Skiptrace – Missione Hong Kong dura qualcosa più di un’ora e quaranta minuti. Dopo un’ora e mezza di film dove tutto sembra un po’ messo insieme con la colla finalmente esce un’esclamazione, quando si svela l’identità del ricercatissimo, terribile e temibile Matador. Ma poi quando lo spietato criminale esce dall’ombra e prende le sembianze della versione orientale e invecchiata della “Iena” Alessandro Sortino, allora anche il colpo di scena perde di credibilità, svanisce d’incanto e della pellicola diretta dal finlandese Renny Harlin non restano che tanti perché.
Prima di tutto, perché Jackie Chan si intestardisce ancora ad interpretare ruoli di azione sfrenata, combattimenti e botte da orbi? Con oltre sessanta primavere alle spalle e dopo una grande carriera con pellicole che nel loro genere che hanno fatto le sue fortune e lo hanno fatto diventare a lungo uno degli attori più pagati, forse sarebbe giunto il momento di tirare i remi in barca e di ritagliare per se stesso ruoli più credibili. Il suo personaggio, Bennie Chan, è talmente fuori misura che quello di Robert De Niro in Nonno Scatenato sembra quasi un’icona della cinematografia. Va bene il divismo, va bene lo star system, va bene l’industria ma chi ha un passato glorioso, sebbene attraverso strade, qualità e percorsi diversi, dovrebbe usare più saggezza anche nelle scelte, che oltretutto rischiano di rendere opaco tutto il buono già fatto.
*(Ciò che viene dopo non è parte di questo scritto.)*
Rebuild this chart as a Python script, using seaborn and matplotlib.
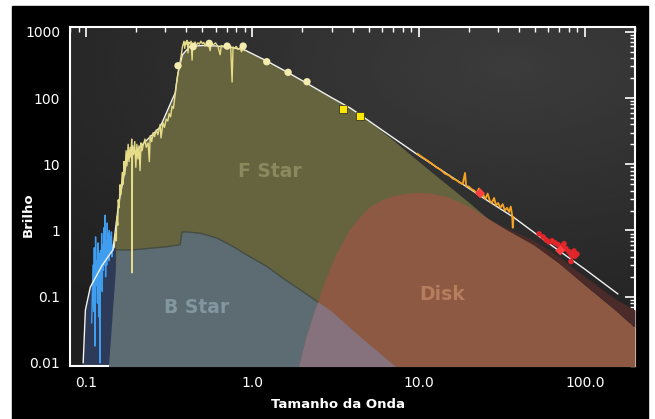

Non è che se al posto di Jackie Chan ci fosse stato un attore con più energia il film sarebbe cambiato. Per salvare dal naufragio generale Skiptrace – Missione Hong Kong ci vorrebbe infatti una regia diversa, un montaggio diverso, una sceneggiatura diversa. Senza parlare poi dei dialoghi che, al pari degli altri aspetti già citati, risentono di un caos indefinito e disorganizzato. Si rimane stupefatti di come un prodotto annunciato, atteso da una parte consistente di pubblico e le cui riprese hanno richiesto tempo e l’impiego di una produzione anche costosa, alla fine risulti così superficiale e approssimativo. E dire che, a parte l’attore hongkonghese, il cast si avvale di interpreti di sicura affidabilità: Johnny Knoxville, Fan Bingbing, Eric Tsang, Michael Wong. Lo stesso regista, Renny Harlin, pur non essendo ancora giunto a livelli indimenticabili, ha firmato film di tutto rispetto, come ad esempio Nella mente del serial killer (2004), The Covenant (2006), Cleaner (2007) con Samuel L. Jackson ed Eva Mendes.
Resta inteso che il film piacerà, e anche tanto, a chi dal cinema vuole ciò che si aspetta e assolutamente nulla di nuovo. Per loro sarà un vero godimento ascoltare il protagonista pronunciare “La mia vita è diventata vendetta, il resto non esiste”, oppure “In Cina diciamo che in ogni crisi c’è un’opportunità”, o ancora che “Senza qualcuno per cui morire non c’è ragione di vivere”. Noi “Io non esisto” lo concediamo solo a Rambo, alle opportunità in tempi di crisi non ci crediamo più neanche al cinema e l’unica cosa che rischia di morire è lo spettatore, in cerca di dare un senso al film. Ma l’apoteosi vera è Rolling in the deep di Adele cantata in coro intorno al falò in un accampamento di nomadi mongoli. Giusto così, perché aggiungere altri effetti speciali?
Skiptrace: Chan detto poco
La nuova pellicola con Jackie Chan e Johnny Knoxville è debole sotto quasi ogni punto di vista, rivelandosi uno sforzo vano.